:: WRITTEN TASK ::
Take every line from the listing below that contains "this".

:: DATA EXTRACT ::
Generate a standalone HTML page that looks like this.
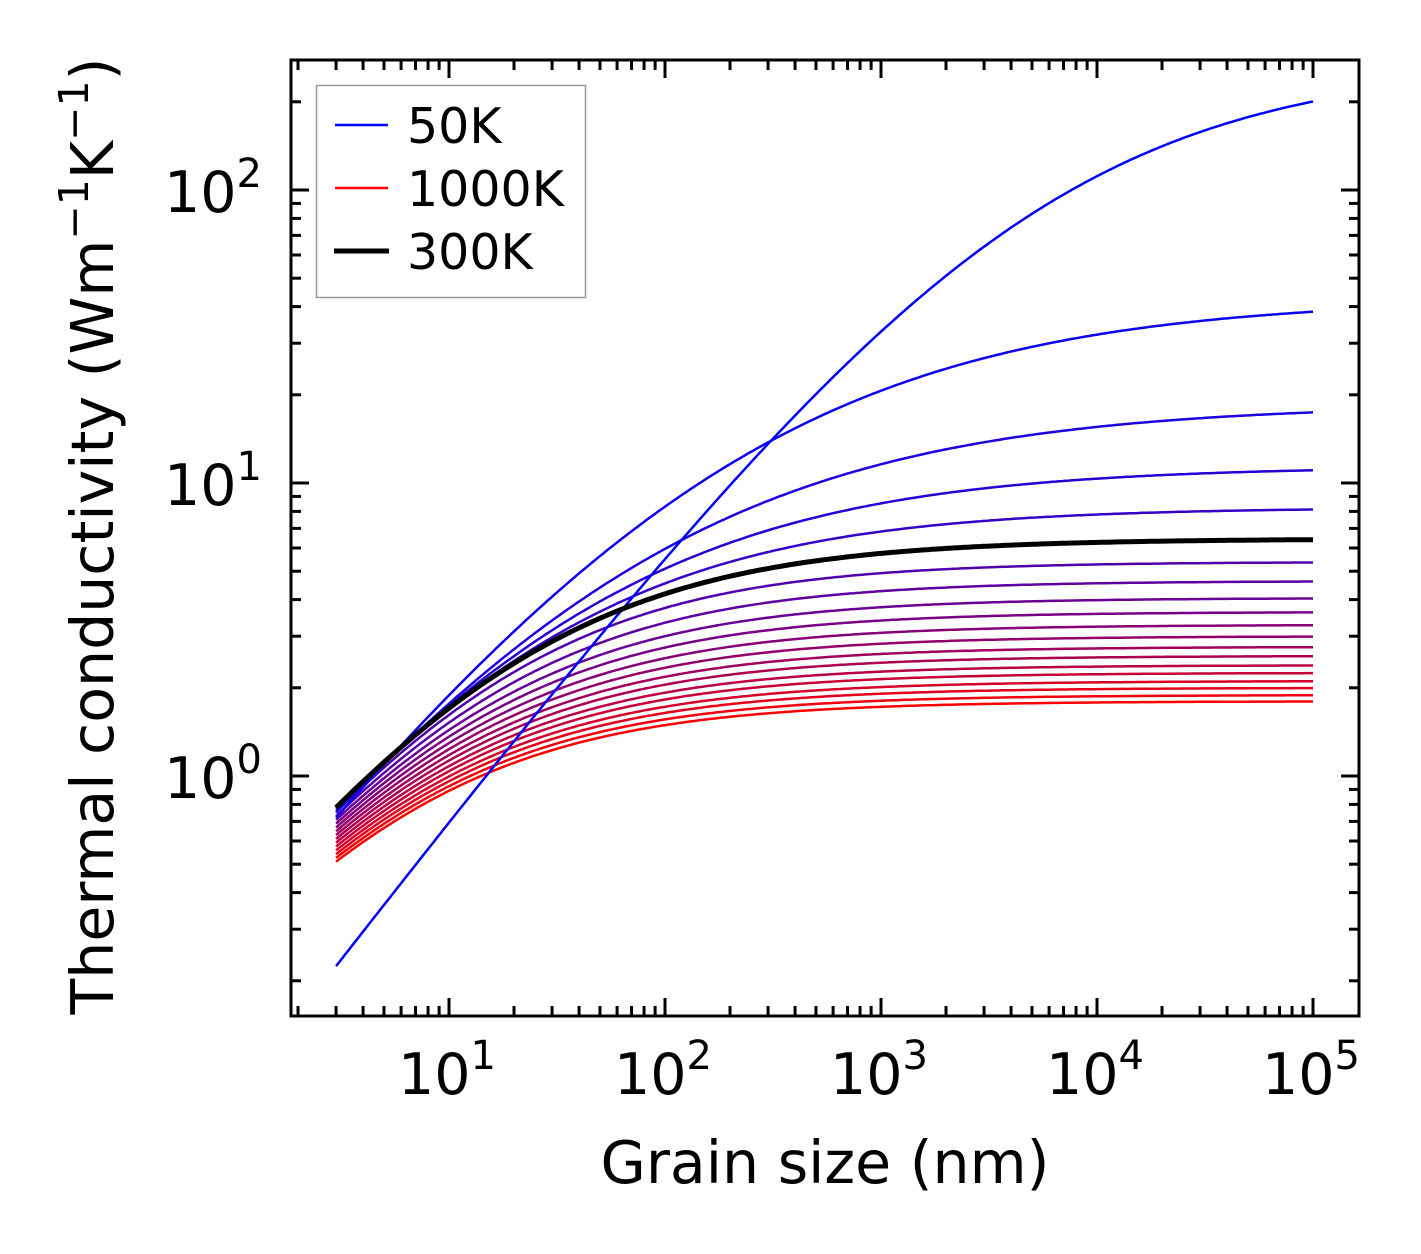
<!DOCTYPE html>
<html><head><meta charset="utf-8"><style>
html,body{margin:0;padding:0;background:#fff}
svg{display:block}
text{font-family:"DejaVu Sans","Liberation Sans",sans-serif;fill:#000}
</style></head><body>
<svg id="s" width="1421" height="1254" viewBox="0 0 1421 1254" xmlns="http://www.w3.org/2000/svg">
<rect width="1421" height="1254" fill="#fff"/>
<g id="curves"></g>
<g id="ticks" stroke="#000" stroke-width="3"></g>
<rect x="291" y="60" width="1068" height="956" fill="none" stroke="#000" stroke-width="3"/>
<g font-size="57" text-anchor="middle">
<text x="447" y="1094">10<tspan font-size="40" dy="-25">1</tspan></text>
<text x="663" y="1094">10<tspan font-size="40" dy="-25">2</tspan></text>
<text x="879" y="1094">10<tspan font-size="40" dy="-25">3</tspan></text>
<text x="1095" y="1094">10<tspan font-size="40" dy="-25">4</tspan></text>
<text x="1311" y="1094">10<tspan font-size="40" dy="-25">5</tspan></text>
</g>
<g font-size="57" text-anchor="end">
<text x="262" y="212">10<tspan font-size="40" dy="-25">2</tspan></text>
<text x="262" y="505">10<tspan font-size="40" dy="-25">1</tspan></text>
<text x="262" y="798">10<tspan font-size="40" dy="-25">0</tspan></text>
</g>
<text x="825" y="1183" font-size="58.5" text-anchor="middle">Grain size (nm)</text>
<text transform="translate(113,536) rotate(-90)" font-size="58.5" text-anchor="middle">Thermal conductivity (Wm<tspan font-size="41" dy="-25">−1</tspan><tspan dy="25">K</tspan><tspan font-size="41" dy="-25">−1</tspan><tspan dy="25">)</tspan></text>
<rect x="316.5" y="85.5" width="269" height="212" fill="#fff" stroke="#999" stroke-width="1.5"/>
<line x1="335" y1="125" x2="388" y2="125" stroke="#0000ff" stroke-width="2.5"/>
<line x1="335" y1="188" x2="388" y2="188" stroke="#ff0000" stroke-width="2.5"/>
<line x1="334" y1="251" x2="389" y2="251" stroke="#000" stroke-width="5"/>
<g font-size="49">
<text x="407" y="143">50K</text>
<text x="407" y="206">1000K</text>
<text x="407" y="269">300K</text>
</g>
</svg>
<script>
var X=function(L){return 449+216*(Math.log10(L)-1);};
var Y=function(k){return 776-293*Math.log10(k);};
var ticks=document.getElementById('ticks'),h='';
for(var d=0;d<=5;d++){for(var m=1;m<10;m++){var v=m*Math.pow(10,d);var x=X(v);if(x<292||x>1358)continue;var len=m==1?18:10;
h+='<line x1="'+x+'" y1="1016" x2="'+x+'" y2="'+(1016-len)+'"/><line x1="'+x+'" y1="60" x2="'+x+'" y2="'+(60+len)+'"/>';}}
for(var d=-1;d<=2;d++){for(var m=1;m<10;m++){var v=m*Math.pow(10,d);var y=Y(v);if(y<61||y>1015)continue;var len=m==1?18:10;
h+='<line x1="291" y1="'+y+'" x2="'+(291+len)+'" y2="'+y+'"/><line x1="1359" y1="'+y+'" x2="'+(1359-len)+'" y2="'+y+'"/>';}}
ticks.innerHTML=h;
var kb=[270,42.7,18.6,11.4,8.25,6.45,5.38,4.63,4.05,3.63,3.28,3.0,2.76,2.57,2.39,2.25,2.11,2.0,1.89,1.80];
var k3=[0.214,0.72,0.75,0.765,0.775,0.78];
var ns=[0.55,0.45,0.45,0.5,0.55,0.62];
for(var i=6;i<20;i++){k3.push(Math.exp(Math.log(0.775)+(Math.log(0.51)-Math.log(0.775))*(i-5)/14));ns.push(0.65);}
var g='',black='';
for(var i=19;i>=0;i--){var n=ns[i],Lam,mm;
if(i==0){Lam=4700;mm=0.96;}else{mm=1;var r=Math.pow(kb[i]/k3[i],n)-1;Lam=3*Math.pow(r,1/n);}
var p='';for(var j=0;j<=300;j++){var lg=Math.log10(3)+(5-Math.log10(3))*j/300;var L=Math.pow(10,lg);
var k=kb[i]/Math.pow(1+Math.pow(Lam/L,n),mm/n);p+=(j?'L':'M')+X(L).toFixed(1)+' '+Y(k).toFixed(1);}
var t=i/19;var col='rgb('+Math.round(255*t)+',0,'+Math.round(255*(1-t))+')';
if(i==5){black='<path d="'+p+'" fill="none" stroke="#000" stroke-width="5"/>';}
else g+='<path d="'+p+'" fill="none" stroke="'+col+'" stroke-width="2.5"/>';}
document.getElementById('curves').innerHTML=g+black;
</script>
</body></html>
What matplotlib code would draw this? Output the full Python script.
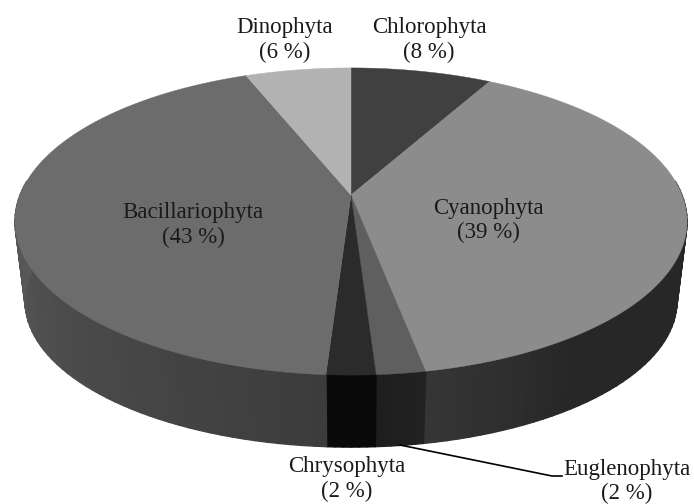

:: RESULT OF THE TASK ::
Generate a standalone HTML page that looks like this.
What matplotlib code would draw this? Output the full Python script.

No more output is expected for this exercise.